Li's remarks, quoted by Xinhua at a recent national conference, came before the long-awaited promulgation of a new Supreme People's Court judicial interpretation that will set down rules concerning compensation in cases of fraud related to stock information.

The judicial interpretation is expected to come out by the year's end, though sources with the Supreme People's Court declined to give the exact date it will be made public.

Chinese courts were faced with an upsurge of cases last year in which stockholders sued listed companies they believed had disseminated false information.
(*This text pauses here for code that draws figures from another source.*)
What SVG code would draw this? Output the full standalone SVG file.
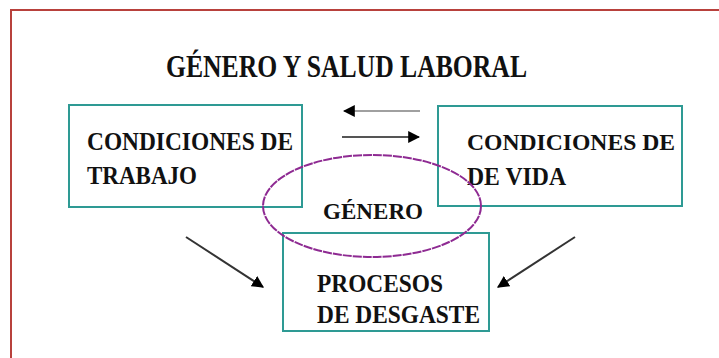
<svg xmlns="http://www.w3.org/2000/svg" width="719" height="358" viewBox="0 0 719 358">
  <style>
    text { font-family: "Liberation Serif", "DejaVu Serif", serif; font-weight: bold; fill: #111; }
    .box { fill: none; stroke: #2e9a94; stroke-width: 2; }
    .conn { stroke-width: 2; fill: none; }
  </style>
  <defs>
    <marker id="ah" viewBox="0 0 10 10" refX="9" refY="5" markerWidth="6" markerHeight="6" orient="auto" markerUnits="strokeWidth">
      <path d="M0,0 L10,5 L0,10 z" fill="#000"/>
    </marker>
  </defs>
  <rect width="719" height="358" fill="#fff"/>
  <rect x="11" y="10" width="730" height="370" fill="none" stroke="#b8413c" stroke-width="2"/>
  <g id="title">
    <text x="166" y="77" font-size="31" textLength="361" lengthAdjust="spacingAndGlyphs">GÉNERO Y SALUD LABORAL</text>
  </g>
  <g id="trabajo">
    <rect class="box" x="69" y="105" width="233" height="102"/>
    <text x="87" y="150" font-size="25" textLength="206" lengthAdjust="spacingAndGlyphs">CONDICIONES DE</text>
    <text x="87" y="184" font-size="25" textLength="110" lengthAdjust="spacingAndGlyphs">TRABAJO</text>
  </g>
  <g id="vida">
    <rect class="box" x="438" y="106" width="244" height="100"/>
    <text x="467" y="150" font-size="24" textLength="208" lengthAdjust="spacingAndGlyphs">CONDICIONES DE</text>
    <text x="467" y="185" font-size="25" textLength="99" lengthAdjust="spacingAndGlyphs">DE VIDA</text>
  </g>
  <g id="desgaste">
    <rect class="box" x="283" y="233" width="206" height="98"/>
    <text x="317" y="292" font-size="25" textLength="126" lengthAdjust="spacingAndGlyphs">PROCESOS</text>
    <text x="317" y="323" font-size="25" textLength="163" lengthAdjust="spacingAndGlyphs">DE DESGASTE</text>
  </g>
  <g id="genero">
    <ellipse cx="372" cy="206" rx="109" ry="51" fill="none" stroke="#8e2a92" stroke-width="2" stroke-dasharray="9 1"/>
    <text x="323" y="219" font-size="24" textLength="100" lengthAdjust="spacingAndGlyphs">GÉNERO</text>
  </g>
  <g id="connectors">
    <line class="conn" x1="420" y1="111" x2="344" y2="111" stroke="#a0a0a0" marker-end="url(#ah)"/>
    <line class="conn" x1="342" y1="137" x2="419" y2="137" stroke="#555" marker-end="url(#ah)"/>
    <line class="conn" x1="186" y1="237" x2="263" y2="287" stroke="#333" marker-end="url(#ah)"/>
    <line class="conn" x1="575" y1="237" x2="498" y2="287" stroke="#333" marker-end="url(#ah)"/>
  </g>
</svg>
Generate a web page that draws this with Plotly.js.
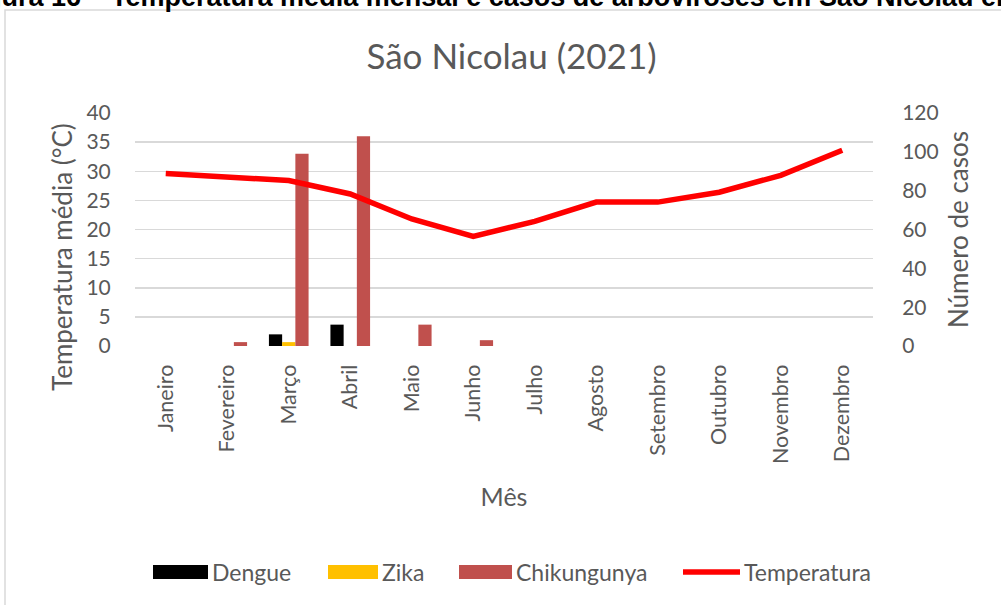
<!DOCTYPE html>
<html>
<head>
<meta charset="utf-8">
<script src="https://cdn.plot.ly/plotly-3.0.1.min.js"></script>
<style>html,body{margin:0;padding:0;background:#fff;}#chart{width:1001px;height:605px;}</style>
</head>
<body>
<div id="chart"></div>
<script>
// ---- data ----
var months = ["Janeiro","Fevereiro","Março","Abril","Maio","Junho","Julho","Agosto","Setembro","Outubro","Novembro","Dezembro"];
var dengue = [0,0,6,11,0,0,0,0,0,0,0,0];
var zika = [0,0,2,0,0,0,0,0,0,0,0,0];
var chikungunya = [0,2,99,108,11,3,0,0,0,0,0,0];
var temperatura = [29.6,29.0,28.4,26.1,21.8,18.8,21.4,24.7,24.7,26.4,29.3,33.6];
var seriesNames = ["Dengue","Zika","Chikungunya","Temperatura"];
var tempTicks = [0,5,10,15,20,25,30,35,40];
var caseTicks = [0,20,40,60,80,100,120];

// ---- geometry helpers (pixel -> paper) ----
var L = 135, R = 873, T = 113, B = 346;
var W = R - L, H = B - T;
function xp(px){ return (px - L) / W; }
function yp(py){ return (B - py) / H; }

var font = "Lato, 'Open Sans', sans-serif";
var grey = "#595959";
var colors = {Dengue:"#000000", Zika:"#FFC000", Chikungunya:"#C0504D", Temperatura:"#FF0000"};

var traces = [
  {type:"bar", x:months, y:dengue, name:seriesNames[0], yaxis:"y", marker:{color:colors.Dengue}, showlegend:false},
  {type:"bar", x:months, y:zika, name:seriesNames[1], yaxis:"y", marker:{color:colors.Zika}, showlegend:false},
  {type:"bar", x:months, y:chikungunya, name:seriesNames[2], yaxis:"y", marker:{color:colors.Chikungunya}, showlegend:false},
  {type:"scatter", mode:"lines", x:months, y:temperatura, name:seriesNames[3], yaxis:"y2",
   line:{color:colors.Temperatura, width:5.5, shape:"linear"}, showlegend:false}
];

// manual legend (wide swatches like the original)
var legendItems = [
  {name:seriesNames[0], x0:153, x1:208, kind:"box"},
  {name:seriesNames[1], x0:328, x1:378, kind:"box"},
  {name:seriesNames[2], x0:459, x1:512, kind:"box"},
  {name:seriesNames[3], x0:683, x1:740, kind:"line"}
];
var shapes = [
  {type:"rect", xref:"paper", yref:"paper", x0:xp(5), x1:xp(1030), y0:yp(640), y1:yp(10),
   line:{color:"#d9d9d9", width:1.5}, fillcolor:"rgba(0,0,0,0)", layer:"below"}
];
var annotations = [
  {xref:"paper", yref:"paper", x:xp(-41), y:yp(-3), xanchor:"left", yanchor:"middle", showarrow:false,
   text:"<b>Figura 16 – Temperatura média mensal e casos de arboviroses em São Nicolau em 2021</b>",
   font:{family:"'Liberation Sans', Arial, sans-serif", size:27, color:"#000000"}},
  {xref:"paper", yref:"paper", x:xp(62), y:yp(257), xanchor:"center", yanchor:"middle", showarrow:false,
   textangle:-90, text:"Temperatura média (°C)", font:{family:font, size:26, color:grey}}
];
legendItems.forEach(function(it){
  var c = colors[it.name];
  if (it.kind === "box") {
    shapes.push({type:"rect", xref:"paper", yref:"paper", x0:xp(it.x0), x1:xp(it.x1), y0:yp(579), y1:yp(565),
      fillcolor:c, line:{width:0}});
  } else {
    shapes.push({type:"line", xref:"paper", yref:"paper", x0:xp(it.x0), x1:xp(it.x1), y0:yp(572), y1:yp(572),
      line:{color:c, width:5.5}});
  }
  annotations.push({xref:"paper", yref:"paper", x:xp(it.x1 + 2), y:yp(572), xanchor:"left", yanchor:"middle",
    showarrow:false, text:it.name, font:{family:font, size:23, color:grey}});
});

var layout = {
  width:1001, height:605,
  margin:{l:L, r:1001-R, t:T, b:605-B, pad:0},
  paper_bgcolor:"#ffffff", plot_bgcolor:"#ffffff",
  font:{family:font, color:grey, size:21},
  title:{text:"São Nicolau (2021)", x:0.511, xref:"container", xanchor:"center", y:1-57/605, yref:"container", yanchor:"middle",
         font:{family:font, size:35, color:grey}},
  barmode:"group", bargap:0.355, bargroupgap:0,
  showlegend:false,
  xaxis:{type:"category", tickangle:-90, showgrid:false, showline:false, zeroline:false, ticks:"outside", ticklen:9, tickcolor:"rgba(0,0,0,0)",
         tickfont:{family:font, size:21.5, color:grey},
         title:{text:"Mês", font:{family:font, size:25, color:grey}, standoff:25}},
  yaxis:{side:"right", range:[0,120], tickvals:caseTicks, showgrid:false, zeroline:false, showline:false,
         ticks:"outside", ticklen:24, tickcolor:"rgba(0,0,0,0)",
         tickfont:{family:font, size:21, color:grey},
         title:{text:"Número de casos", font:{family:font, size:26, color:grey}, standoff:12}},
  yaxis2:{side:"left", overlaying:"y", range:[0,40], tickvals:tempTicks, showgrid:true, gridcolor:"#d9d9d9", gridwidth:1.5,
          zeroline:false, showline:false, ticks:"outside", ticklen:19, tickcolor:"rgba(0,0,0,0)",
          tickfont:{family:font, size:21, color:grey}},
  shapes:shapes,
  annotations:annotations
};

Plotly.newPlot("chart", traces, layout, {staticPlot:true, displayModeBar:false});
</script>
</body>
</html>
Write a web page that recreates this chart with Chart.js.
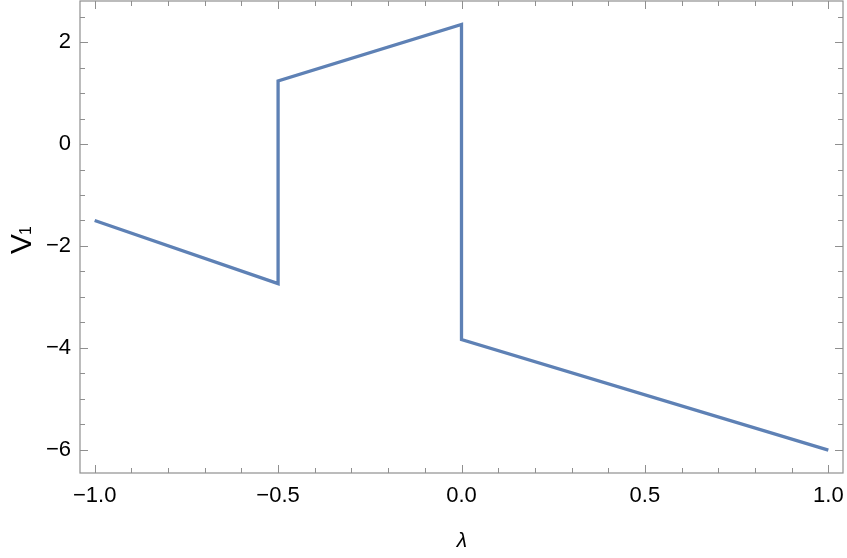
<!DOCTYPE html>
<html>
<head>
<meta charset="utf-8">
<script src="https://cdn.jsdelivr.net/npm/chart.js@4"></script>
<style>
  html, body { margin: 0; padding: 0; background: #fff; }
  #wrap { width: 847px; height: 558px; }
</style>
</head>
<body>
<div id="wrap"><canvas id="chart" width="847" height="558"></canvas></div>
<script>
// Piecewise curve V1(lambda)
const lambdaVals = [-1.0, -0.5, -0.5, 0.0, 0.0, 1.0];
const v1Vals = [-1.50, -2.74, 1.24, 2.35, -3.84, -6.01];

// Axes
const xTicks = [-1.0, -0.5, 0.0, 0.5, 1.0];
const yTicks = [-6, -4, -2, 0, 2];
const xRange = [-1.04, 1.04];
const yRange = [-6.46, 2.81];
const xMinorStep = 0.1;
const yMinorStep = 0.5;

const frameColor = "#8f8f8f";
const lineColor = "#5e81b5";
const font = "'Liberation Sans', Arial, sans-serif";

function fmt(v, digits) {
  const s = v.toFixed(digits);
  return v < 0 ? "\u2212" + s.slice(1) : s;
}

// Frame with inward ticks on all four sides, plus axis labels
const framePlugin = {
  id: "frame",
  afterDraw(chart) {
    const { ctx, chartArea: a, scales } = chart;
    const xs = scales.x, ys = scales.y;
    ctx.save();
    ctx.strokeStyle = frameColor;
    ctx.lineWidth = 1.2;
    ctx.strokeRect(a.left, a.top, a.right - a.left, a.bottom - a.top);

    const tick = (x1, y1, x2, y2) => {
      ctx.beginPath();
      ctx.moveTo(x1, y1);
      ctx.lineTo(x2, y2);
      ctx.stroke();
    };
    const isMajor = (v, list) => list.some(t => Math.abs(t - v) < 1e-6);

    ctx.lineWidth = 1;
    for (let i = Math.ceil(xRange[0] / xMinorStep); i * xMinorStep <= xRange[1] + 1e-9; i++) {
      const v = i * xMinorStep;
      const len = isMajor(v, xTicks) ? 8 : 5;
      const px = Math.round(xs.getPixelForValue(v)) + 0.5;
      tick(px, a.bottom, px, a.bottom - len);
      tick(px, a.top, px, a.top + len);
    }
    for (let i = Math.ceil(yRange[0] / yMinorStep); i * yMinorStep <= yRange[1] + 1e-9; i++) {
      const v = i * yMinorStep;
      const len = isMajor(v, yTicks) ? 8 : 5;
      const py = Math.round(ys.getPixelForValue(v)) + 0.5;
      tick(a.left, py, a.left + len, py);
      tick(a.right, py, a.right - len, py);
    }

    // x label
    ctx.fillStyle = "#000";
    ctx.font = "italic 21px " + font;
    ctx.textAlign = "center";
    ctx.textBaseline = "alphabetic";
    ctx.fillText("\u03bb", (a.left + a.right) / 2 + 0.5, 547);

    // y label V_1, rotated
    ctx.translate(31, 254);
    ctx.rotate(-Math.PI / 2);
    ctx.textAlign = "left";
    ctx.font = "30px " + font;
    ctx.fillText("V", 0, 0);
    const w = ctx.measureText("V").width;
    ctx.font = "16px " + font;
    ctx.fillText("1", w - 1, 0);
    ctx.restore();
  }
};

new Chart(document.getElementById("chart"), {
  type: "scatter",
  data: {
    datasets: [{
      data: lambdaVals.map((x, i) => ({ x: x, y: v1Vals[i] })),
      showLine: true,
      borderColor: lineColor,
      borderWidth: 3.3,
      pointRadius: 0,
      fill: false,
      tension: 0
    }]
  },
  options: {
    responsive: false,
    animation: false,
    layout: { padding: { top: 1, right: 4, left: 0, bottom: 0 } },
    plugins: { legend: { display: false }, tooltip: { enabled: false } },
    scales: {
      x: {
        type: "linear",
        min: xRange[0],
        max: xRange[1],
        grid: { display: false, drawTicks: false },
        border: { display: false },
        afterBuildTicks: s => { s.ticks = xTicks.map(v => ({ value: v })); },
        afterFit: s => {
          s.height = 85;
          s.paddingLeft = 0; s.paddingRight = 0;
          s.paddingTop = 0; s.paddingBottom = 0;
        },
        ticks: {
          padding: 10,
          color: "#000",
          font: { family: font, size: 22 },
          callback: v => fmt(v, 1)
        }
      },
      y: {
        type: "linear",
        min: yRange[0],
        max: yRange[1],
        grid: { display: false, drawTicks: false },
        border: { display: false },
        afterBuildTicks: s => { s.ticks = yTicks.map(v => ({ value: v })); },
        afterFit: s => {
          s.width = 80;
          s.paddingLeft = 0; s.paddingRight = 0;
          s.paddingTop = 0; s.paddingBottom = 0;
        },
        ticks: {
          padding: 9,
          color: "#000",
          font: { family: font, size: 22 },
          callback: v => fmt(v, 0)
        }
      }
    }
  },
  plugins: [framePlugin]
});
</script>
</body>
</html>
The shareholders were seeking compensation.

The Supreme People's Court ordered a halt to such cases in September 2001 but reversed its decision in January this year, saying that investors can take companies to court if the China Securities Regulatory Commission (CSRC) rules that the companies have falsified information and if the CSRC has already passed down punishment.

Statistics from the Supreme People's Court indicate that so far Chinese courts have accepted nearly 900 such cases.

According to Li, companies that release fraudulent information can be ordered to pay compensation if the investors purchased shares between the day that the false information was released and the day the fraud was disclosed or corrected, and if they suffered economic losses in keeping or selling the shares.

Li added that investors who operate with knowledge of the information disclosure fraud or suffer losses because of the normal risks of the securities market are not entitled to compensation from the listed companies.

The amount of compensation should be based on the actual losses investors have suffered due to the fraud, Li stressed.

Last month in the Chengdu Intermediate People's Court in Southwest China's Sichuan Province, 11 investors in the Shanghai-listed firm Hongguang were awarded 224,000 yuan (US$27,000) in compensation for the false information released by the company through mediation. This is the first time that investors have received compensation for losses stemming from false information.